Merece que nos detengamos en la situación tan habitual en que tras la queja del paciente por su padecimiento, el médico concluye en que “no tiene nada”. En su sentido manifiesto, el médico se estría refiriendo, con un criterio puramente organicista,  a que el paciente “no tiene ninguna enfermedad orgánica”. Este pronunciamiento alivia por breve tiempo al paciente, que prontamente acude a otra consulta con otro profesional, esperando que le encuentre “algo”, que curiosamente lo tranquiliza. Es que ese “algo” le da sentido a sus sensaciones, lo reasegura de que “no está loco”, y sobretodo, y esto puede ser su sentido más profundo, que no está tan vacío, desmintiendo que “él no tiene nada”, que no es capaz ni de hacer una enfermedad  “como la gente”, lo que implicaría la humillación de no poder crear o materializar algo. Así, el diagnóstico del médico de que “no tiene nada” tiene un sentido de realidad en tanto apunta a la incapacidad del paciente.
Entre las causas que generan estos estados, predominan dos: uno es la identificación con un pariente, amigo o conocido  El otro tiene su origen en experiencias tempranas, cuando el estar enfermo determinaba ciertas prebendas o ventajas secundarias, como la de mayor atención familiar, no tener que ir a la escuela, sentirse querido, cuidado y más atendido. Muchas veces la concientización de tales circunstancias ayuda a su resolución. Otras veces serán necesarias la investigación de sentimientos inconscientes de culpa.
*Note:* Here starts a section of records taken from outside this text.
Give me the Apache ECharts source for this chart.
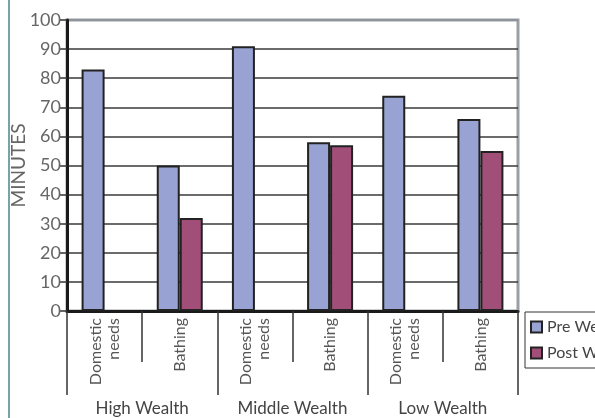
<!DOCTYPE html>
<html>
<head>
<meta charset="utf-8">
<script src="https://cdn.jsdelivr.net/npm/echarts@6/dist/echarts.min.js"></script>
<style>
  html, body { margin: 0; padding: 0; background: #fff; }
  #chart { width: 595px; height: 418px; }
</style>
</head>
<body>
<div id="chart"></div>
<script>
// Water-use activity categories, grouped by household wealth
const categories = ['Domestic\nneeds', 'Bathing', 'Domestic\nneeds', 'Bathing', 'Domestic\nneeds', 'Bathing'];
const groups = ['High Wealth', 'Middle Wealth', 'Low Wealth'];

// Minutes spent per activity
const preWet = [83, 50, 91, 58, 74, 66];
const postWet = [null, 32, null, 57, null, 55];

const seriesNames = ['Pre Wet Season', 'Post Wet Season'];
const yTicks = { min: 0, max: 100, step: 10 };

const font = 'Lato, "Open Sans", sans-serif';
const chart = echarts.init(document.getElementById('chart'), null, { renderer: 'canvas' });

// Horizontal rules: dark inside the plot, grey at the top edge
const splitColors = [];
for (let v = yTicks.min; v <= yTicks.max; v += yTicks.step) {
  splitColors.push(v === yTicks.max ? '#8a8f94' : '#3a3a3a');
}

chart.setOption({
  animation: false,
  backgroundColor: '#ffffff',
  grid: {
    left: 67, right: 77, top: 20, bottom: 107,
    outerBoundsMode: 'none',
    containLabel: false,
    show: true, borderColor: '#9aa0a6', borderWidth: 3, backgroundColor: 'transparent'
  },
  graphic: [{
    type: 'line',
    shape: { x1: 9, y1: 0, x2: 9, y2: 418 },
    style: { stroke: '#72a6a8', lineWidth: 2 },
    silent: true
  }],
  legend: {
    orient: 'vertical',
    left: 525, top: 312,
    width: 120,
    borderColor: '#333', borderWidth: 1,
    padding: [7, 60, 7, 5],
    itemGap: 10,
    itemWidth: 11, itemHeight: 11,
    icon: 'rect',
    textStyle: { fontFamily: font, fontSize: 16, color: '#444' },
    data: seriesNames
  },
  xAxis: [{
    type: 'category',
    data: categories,
    position: 'bottom',
    axisLine: { lineStyle: { color: '#1a1a1a', width: 3 } },
    axisTick: { show: true, length: 51, interval: 0, lineStyle: { color: '#333', width: 1.5 } },
    axisLabel: {
      rotate: 90, interval: 0, margin: 7,
      fontFamily: font, fontSize: 16, color: '#555', lineHeight: 18
    },
    splitLine: { show: false }
  }, {
    type: 'category',
    data: groups,
    position: 'bottom',
    axisLine: { show: false },
    axisTick: { show: true, length: 84, interval: 0, lineStyle: { color: '#333', width: 1.5 } },
    axisLabel: { margin: 89, fontFamily: font, fontSize: 17, color: '#444', interval: 0 },
    splitLine: { show: false }
  }],
  yAxis: {
    type: 'value',
    min: yTicks.min, max: yTicks.max, interval: yTicks.step,
    name: 'MINUTES',
    nameLocation: 'middle',
    nameGap: 39,
    nameMoveOverlap: false,
    nameRotate: 90,
    nameTextStyle: { fontFamily: font, fontSize: 19, color: '#666' },
    axisLine: { show: true, lineStyle: { color: '#1a1a1a', width: 3 } },
    axisTick: { show: true, length: 7, lineStyle: { color: '#333', width: 1.5 } },
    axisLabel: { fontFamily: font, fontSize: 18, color: '#666', margin: 6 },
    splitLine: { show: true, lineStyle: { color: splitColors, width: 1.5 } }
  },
  series: [{
    name: seriesNames[0],
    type: 'bar',
    data: preWet,
    barWidth: 23,
    barGap: '0%',
    itemStyle: { color: '#99a3d3', borderColor: '#222', borderWidth: 2 }
  }, {
    name: seriesNames[1],
    type: 'bar',
    data: postWet,
    barWidth: 23,
    barGap: '0%',
    itemStyle: { color: '#a14f78', borderColor: '#222', borderWidth: 2 }
  }]
});
</script>
</body>
</html>
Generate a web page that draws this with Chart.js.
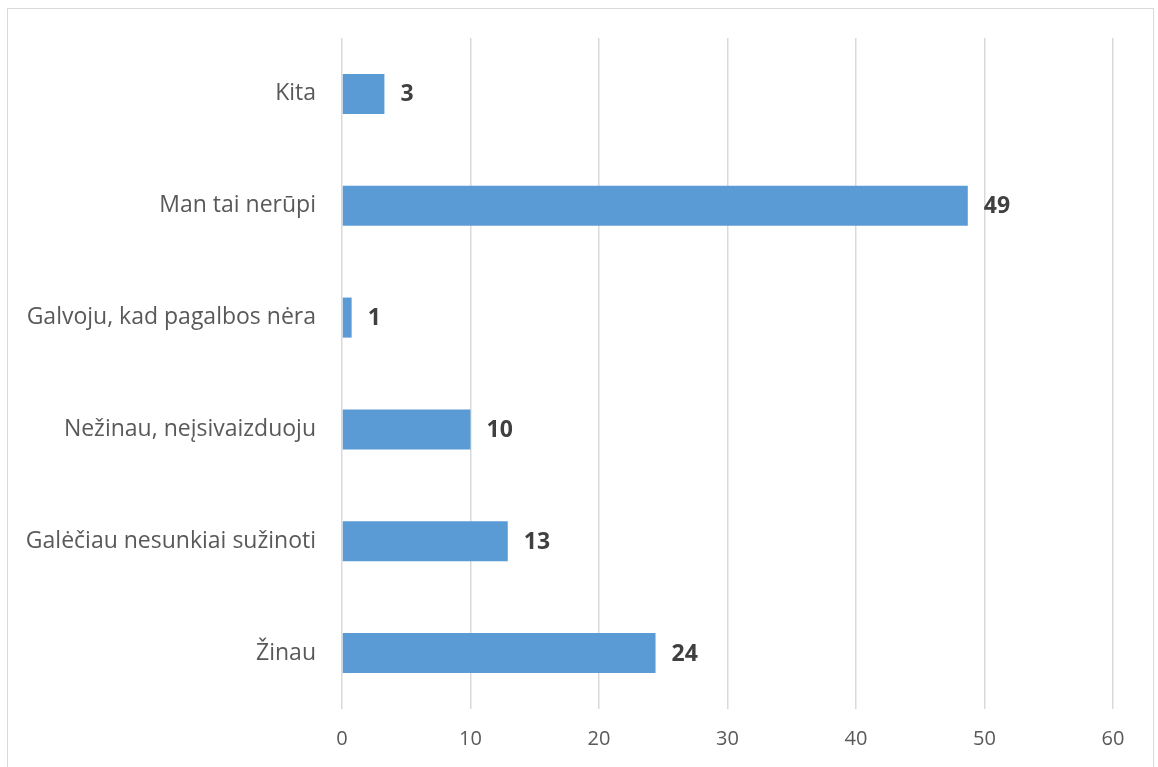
<!DOCTYPE html>
<html>
<head>
<meta charset="utf-8">
<script src="https://cdn.jsdelivr.net/npm/chart.js@4.4.0/dist/chart.umd.min.js"></script>
<style>
  html, body { margin: 0; padding: 0; background: #fff; }
  #wrap { position: relative; width: 1158px; height: 767px; }
  #frame { position: absolute; left: 7px; top: 8px; width: 1147px; height: 780px; border: 1px solid #d9d9d9; box-sizing: border-box; }
  canvas { position: absolute; left: 0; top: 0; }
</style>
</head>
<body>
<div id="wrap">
  <div id="frame"></div>
  <canvas id="barChart" width="1158" height="767"></canvas>
</div>
<script>
const categories = [
  "Kita",
  "Man tai nerūpi",
  "Galvoju, kad pagalbos nėra",
  "Nežinau, neįsivaizduoju",
  "Galėčiau nesunkiai sužinoti",
  "Žinau"
];
const values = [3.3, 48.7, 0.75, 10, 12.9, 24.4];
const xTicks = [0, 10, 20, 30, 40, 50, 60];

const fontFamily = "'Open Sans', sans-serif";

// value labels to the right of each bar
const barLabels = {
  id: "barLabels",
  afterDatasetsDraw(chart) {
    const ctx = chart.ctx;
    const meta = chart.getDatasetMeta(0);
    ctx.save();
    ctx.font = "bold 23px " + fontFamily;
    ctx.fillStyle = "#404040";
    ctx.textAlign = "left";
    ctx.textBaseline = "middle";
    meta.data.forEach((bar, i) => {
      ctx.fillText(String(Math.round(values[i])), bar.x + 16, bar.y + 1);
    });
    ctx.restore();
  }
};

const canvas = document.getElementById("barChart");

const chart = new Chart(canvas, {
  type: "bar",
  data: {
    labels: categories,
    datasets: [
      {
        data: values,
        backgroundColor: "#5b9bd5",
        borderWidth: 0,
        barPercentage: 0.358,
        categoryPercentage: 1.0,
      },
    ],
  },
  options: {
    indexAxis: "y",
    responsive: false,
    animation: false,
    layout: { padding: { left: 0, right: 45, top: 38, bottom: 0 } },
    plugins: {
      legend: { display: false },
      tooltip: { enabled: false },
    },
    scales: {
      x: {
        min: 0,
        max: 60,
        afterBuildTicks(scale) {
          scale.ticks = xTicks.map(v => ({ value: v }));
        },
        afterFit(scale) {
          scale.height = 58;
          scale.paddingLeft = 0;
          scale.paddingRight = 0;
        },
        grid: { color: "#d9d9d9", lineWidth: 1.5, drawTicks: false },
        border: { display: false },
        ticks: {
          padding: 18,
          color: "#595959",
          font: { family: fontFamily, size: 20 },
        },
      },
      y: {
        afterFit(scale) {
          scale.width = 342;
          scale.paddingTop = 0;
          scale.paddingBottom = 0;
        },
        grid: { display: false, drawTicks: false },
        border: { display: false },
        ticks: {
          padding: 26,
          color: "#595959",
          font: { family: fontFamily, size: 23 },
        },
      },
    },
  },
  plugins: [barLabels],
});
</script>
</body>
</html>
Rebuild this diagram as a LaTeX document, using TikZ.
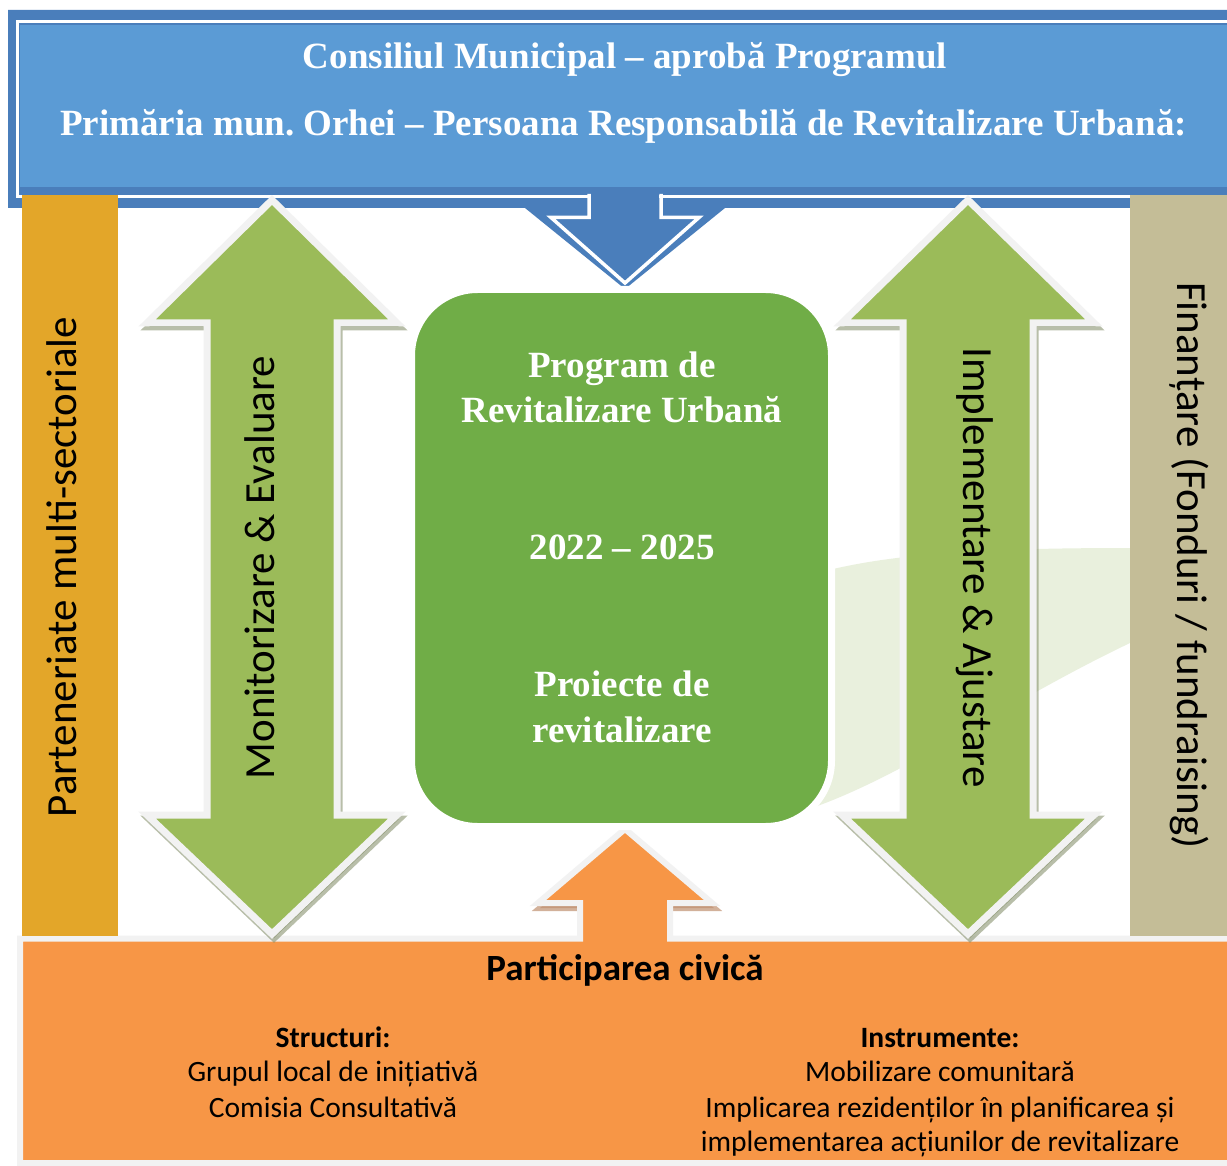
\documentclass[tikz,border=0pt]{standalone}
\usepackage{fontspec}
\setmainfont{Liberation Serif}
\newfontfamily\calibri{Carlito}
\definecolor{dblue}{HTML}{4A7EBB}
\definecolor{lblue}{HTML}{5B9BD5}
\definecolor{agreen}{HTML}{9BBB59}
\definecolor{bgreen}{HTML}{70AD47}
\definecolor{orng}{HTML}{F79646}
\definecolor{goldbar}{HTML}{E3A629}
\definecolor{tanbar}{HTML}{C4BD97}
\definecolor{swoosh}{HTML}{E9F0DD}
\definecolor{outl}{HTML}{F2F2F2}
\definecolor{gshad}{HTML}{7F8A63}
\definecolor{oshad}{HTML}{C09070}
\tikzset{
  garrow/.style={fill=agreen, draw=outl, line width=7, line join=miter},
  gshadow/.style={fill=gshad, draw=gshad, line width=7, line join=miter, opacity=0.55},
  toptext/.style={anchor=base, text=white, inner sep=0, font=\bfseries\fontsize{37}{44}\selectfont},
  vtext/.style={inner sep=0, text=black, font=\calibri\fontsize{43}{50}\selectfont},
  ctitle/.style={anchor=base, inner sep=0, font=\calibri\bfseries\fontsize{37}{44}\selectfont},
  chead/.style={anchor=base, inner sep=0, font=\calibri\bfseries\fontsize{29.5}{35}\selectfont},
  cline/.style={anchor=base, inner sep=0, font=\calibri\fontsize{29.5}{35}\selectfont}
}
\frenchspacing
\begin{document}
\begin{tikzpicture}[x=1pt,y=-1pt]
\useasboundingbox (0,0) rectangle (1227,1166);
\clip (0,0) rectangle (1227,1166);
\fill[white] (0,0) rectangle (1227,1166);

% light green swoosh
\fill[swoosh] (800,578) .. controls (870,556) and (960,548) .. (1130,548) -- (1130,643) .. controls (1000,705) and (900,780) .. (800,812) -- cycle;

% top blue frame with arrow
\fill[dblue] (8,10) -- (1240,10) -- (1240,208) -- (725,208) -- (625,289) -- (525,208) -- (8,208) -- cycle;
\draw[white, line width=3] (17,21.5) rectangle (1250,196.5);
\fill[lblue] (20,25) rectangle (1240,187);
\fill[dblue] (591,189) rectangle (659,201);
\draw[white, line width=3.5, line join=miter] (589,194) -- (589,217.5) -- (551,217.5) -- (625,283) -- (699,217.5) -- (661,217.5) -- (661,194);

% bottom orange box with up arrow
\path[draw=oshad, fill=oshad, line width=6, opacity=0.7, shift={(2,5)}] (580,903) -- (538,903) -- (625,829) -- (712,903) -- (670,903);
\draw[fill=orng, draw=outl, line width=6, line join=miter] (20,938.5) -- (580,938.5) -- (580,903) -- (538,903) -- (625,829) -- (712,903) -- (670,903) -- (670,938.5) -- (1250,938.5) -- (1250,1163) -- (20,1163) -- cycle;

% side bars
\fill[goldbar] (22,195) rectangle (118,936);
\fill[tanbar] (1130,195) rectangle (1240,936);

% left double arrow
\path[gshadow, shift={(2,4)}] (272,200) -- (397,323) -- (337,323) -- (337,815) -- (397,815) -- (272,934) -- (147,815) -- (207,815) -- (207,323) -- (147,323) -- cycle;
\draw[garrow] (272,200) -- (397,323) -- (337,323) -- (337,815) -- (397,815) -- (272,934) -- (147,815) -- (207,815) -- (207,323) -- (147,323) -- cycle;

% right double arrow
\path[gshadow, shift={(2,4)}] (968,200) -- (1094,323) -- (1033,323) -- (1033,815) -- (1094,815) -- (968,934) -- (842,815) -- (903,815) -- (903,323) -- (842,323) -- cycle;
\draw[garrow] (968,200) -- (1094,323) -- (1033,323) -- (1033,815) -- (1094,815) -- (968,934) -- (842,815) -- (903,815) -- (903,323) -- (842,323) -- cycle;

% central green box
\draw[fill=bgreen, draw=white, line width=7, rounded corners=66] (411.5,289.5) rectangle (831.5,826.5);

% texts
\node[toptext] (t1) at (625,69) {Consiliul Municipal – aprobă Programul};
\node[toptext] (t2) at (623.5,136) {Primăria mun. Orhei – Persoana Responsabilă de Revitalizare Urbană:};

\node[toptext] (g1) at (622,378) {Program de};
\node[toptext] (g2) at (622,422) {Revitalizare Urbană};
\node[toptext] (g3) at (622,559) {2022 – 2025};
\node[toptext] (g4) at (622,696) {Proiecte de};
\node[toptext] (g5) at (622,742) {revitalizare};

\node[vtext, rotate=90] (v1) at (62,567) {Parteneriate multi-sectoriale};
\node[vtext, rotate=90] (v2) at (260,567.5) {Monitorizare \& Evaluare};
\node[vtext, rotate=-90] (v3) at (975,567.5) {Implementare \& Ajustare};
\node[vtext, rotate=-90] (v4) at (1189,565.5) {Finanțare (Fonduri / fundraising)};

\node[ctitle] (c0) at (625,980) {Participarea civică};
\node[chead] (s0) at (333,1047) {Structuri:};
\node[cline] (s1) at (333,1081) {Grupul local de inițiativă};
\node[cline] (s2) at (333,1117) {Comisia Consultativă};
\node[chead] (i0) at (940,1047) {Instrumente:};
\node[cline] (i1) at (940,1081) {Mobilizare comunitară};
\node[cline] (i2) at (940,1117) {Implicarea rezidenților în planificarea și};
\node[cline] (i3) at (940,1151) {implementarea acțiunilor de revitalizare};
\end{tikzpicture}
\end{document}
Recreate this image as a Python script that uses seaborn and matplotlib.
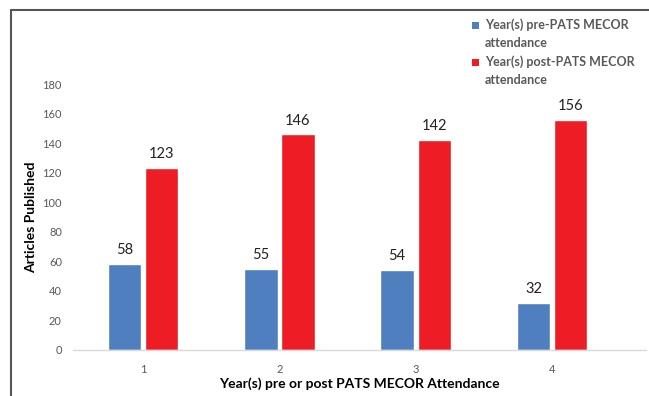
import matplotlib
matplotlib.use("Agg")
import matplotlib.pyplot as plt
import seaborn as sns
import pandas as pd
from matplotlib.lines import Line2D
from matplotlib.patches import Rectangle

years = ["1", "2", "3", "4"]
pre_values = [58, 55, 54, 32]
post_values = [123, 146, 142, 156]
series_names = ["Year(s) pre-PATS MECOR\nattendance", "Year(s) post-PATS MECOR\nattendance"]
y_ticks = [0, 20, 40, 60, 80, 100, 120, 140, 160, 180]

df = pd.DataFrame({
    "year": years * 2,
    "value": pre_values + post_values,
    "series": [series_names[0]] * 4 + [series_names[1]] * 4,
})

sns.set_style("white")
plt.rcParams["font.family"] = ["Lato", "DejaVu Sans"]

W, H = 649, 396
fig = plt.figure(figsize=(6.49, 3.96), dpi=100)
ax = fig.add_axes([73/W, 1 - 350/H, (646 - 73)/W, (350 - 84.3)/H])

palette = ["#4F7FBE", "#EE1C24"]
sns.barplot(data=df, x="year", y="value", hue="series", palette=palette,
            width=0.544, gap=0.1, ax=ax, saturation=1, legend=False)

for c in ax.containers:
    ax.bar_label(c, padding=5, fontsize=10.5, color="#222222")

ax.set_ylim(0, 180)
ax.set_xlim(-0.515, 3.69)
ax.set_yticks(y_ticks)
ax.tick_params(axis="both", length=0, labelsize=8, colors="#595959", pad=8)
ax.tick_params(axis="x", pad=10)
for s in ["top", "right", "left"]:
    ax.spines[s].set_visible(False)
ax.spines["bottom"].set_color("#D9D9D9")
ax.spines["bottom"].set_linewidth(1)

ax.set_ylabel("Articles Published", fontsize=10, fontweight="bold", color="#000000", labelpad=4)
ax.set_xlabel("Year(s) pre or post PATS MECOR Attendance", fontsize=10, fontweight="bold",
              color="#000000", labelpad=2)

# legend drawn manually so the marker aligns with the first text line
entry_y = [25, 62]
for name, col, yy in zip(series_names, palette, entry_y):
    fig.add_artist(Rectangle(((475 - 3.5)/W, 1 - (yy + 3.5)/H), 7/W, 7/H,
                             transform=fig.transFigure, facecolor=col, edgecolor="none"))
    for i, line in enumerate(name.split("\n")):
        fig.text(485/W, 1 - (yy + 18*i)/H, line, fontsize=9, fontweight="bold",
                 color="#595959", va="center", ha="left")

# figure border (left and top)
fig.add_artist(Line2D([11/W, 11/W], [0, 1 - 10/H], transform=fig.transFigure,
                      color="#555555", lw=1.5))
fig.add_artist(Line2D([11/W, 1], [1 - 10/H, 1 - 10/H], transform=fig.transFigure,
                      color="#555555", lw=1.5))

fig.savefig("out.png", dpi=100)
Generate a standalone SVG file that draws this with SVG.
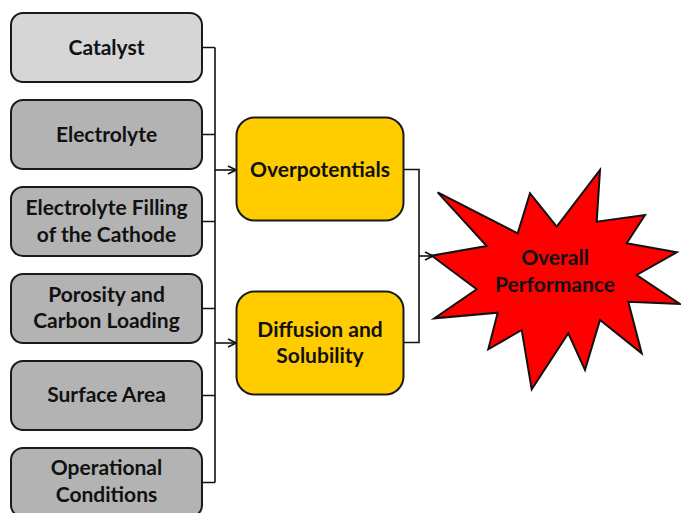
<svg xmlns="http://www.w3.org/2000/svg" width="681" height="513" viewBox="0 0 681 513">
<defs>
<style>
.box{stroke:#1a1a1a;stroke-width:2}
.g1{fill:#d6d6d6}
.g2{fill:#b3b3b3}
.y{fill:#ffcc00}
.t{font-family:Lato,"Liberation Sans",sans-serif;font-weight:bold;font-size:21px;fill:#111;text-anchor:middle}
.c{fill:none;stroke:#111;stroke-width:1.6}
</style>
<marker id="ah" viewBox="0 0 10 10" refX="9" refY="5" markerWidth="10" markerHeight="10" markerUnits="userSpaceOnUse" orient="auto">
<path d="M1,1 L9,5 L1,9" fill="none" stroke="#111" stroke-width="1.6"/>
</marker>
</defs>
<rect width="681" height="513" fill="#fff"/>
<g id="connectors">
<path class="c" d="M202,47.5 H215 M202,134.5 H215 M202,221.5 H215 M202,308.5 H215 M202,395.5 H215 M202,482.5 H215 M215,47.5 V482.5"/>
<path class="c" d="M215,170 H236" marker-end="url(#ah)"/>
<path class="c" d="M215,343 H236" marker-end="url(#ah)"/>
<path class="c" d="M403,169.5 H419 V342.5 H403"/>
<path class="c" d="M419,256 H433" marker-end="url(#ah)"/>
</g>
<g id="catalyst"><rect class="box g1" x="11" y="13" width="191" height="69" rx="12"/><text class="t" x="106.5" y="55">Catalyst</text></g>
<g id="electrolyte"><rect class="box g2" x="11" y="100" width="191" height="69" rx="12"/><text class="t" x="106.5" y="142">Electrolyte</text></g>
<g id="filling"><rect class="box g2" x="11" y="187" width="191" height="69" rx="12"/><text class="t" x="106.5" y="215">Electrolyte Filling</text><text class="t" x="106.5" y="242">of the Cathode</text></g>
<g id="porosity"><rect class="box g2" x="11" y="274" width="191" height="69" rx="12"/><text class="t" x="106.5" y="302">Porosity and</text><text class="t" x="106.5" y="328">Carbon Loading</text></g>
<g id="surface"><rect class="box g2" x="11" y="361" width="191" height="69" rx="12"/><text class="t" x="106.5" y="402">Surface Area</text></g>
<g id="operational"><rect class="box g2" x="11" y="448" width="191" height="69" rx="12"/><text class="t" x="106.5" y="475">Operational</text><text class="t" x="106.5" y="502">Conditions</text></g>
<g id="overpotentials"><rect class="box y" x="236.5" y="117.5" width="167" height="103" rx="18"/><text class="t" x="320" y="177">Overpotentials</text></g>
<g id="diffusion"><rect class="box y" x="236.5" y="291.5" width="167" height="103" rx="18"/><text class="t" x="320" y="337">Diffusion and</text><text class="t" x="320" y="363">Solubility</text></g>
<g id="performance">
<polygon points="437.7,192.3 517.7,233.3 530,193.3 556.7,226.7 600,170 596.7,221.7 645,215 626.7,243.3 676.7,252.3 636.7,275 680,304 628.3,301.7 641.7,353.3 600,320 585,370 568.3,333.3 531.7,389.3 521.7,330 488.3,349.3 497.7,312.7 434.3,318.3 476.7,289.3 431.7,255.7 486.7,246" fill="#ff0000" stroke="#111" stroke-width="2" stroke-linejoin="miter"/>
<text class="t" x="555" y="265">Overall</text><text class="t" x="555" y="292">Performance</text>
</g>
</svg>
El arte nos ofrece ejemplos que han sido tomados por autores que se han ocupado de este tema, tal el clásico de la obra de Moliere “El enfermo imaginario”, cuyo protagonista: Argón (precisamente su nombre coincide con el de un gas inerte (del  griego ‘argo’ inactivo) es aburrido, malhumorado, desconsiderado y tiránico con quienes lo rodean y lo cuidan. Sus médicos discuten sobre el origen de sus padecimientos, planteándose si son de origen hepático o esplénico; curiosamente ambos órganos (hígado y bazo) son los que ocupan ambos hipocondrios. La película “Ana y sus hermanas” de Woody Allen nos da también un ejemplo de un típico hipocondríaco. El humor que ambas obras estimula en los espectadores esconde el profundo sufrimiento de los protagonistas, el mismo que también padecen quienes sobrellevan  estas vicisitudes que en nada les ahorra el hecho de ser “imaginarias”.

En cuanto al tratamiento de estos cuadros, por supuesto dependerá de la ideología científica del terapeuta. En el caso de los terapeutas cognitivos conductuales, se tratará de desensibilizar al paciente y ayudarlo a perder el miedo a sus sensaciones corporales.
El psicoanalista buscará hacer consciente el sentido de sus miedos, su significado, por ejemplo, su relación con la culpa y el castigo, y la conexión con sus vínculos interpersonales e identificaciones. Y sobre todo, la fragilidad narcisista que puede incidir en la vivencia de permanente amenaza de la estabilidad física y psíquica.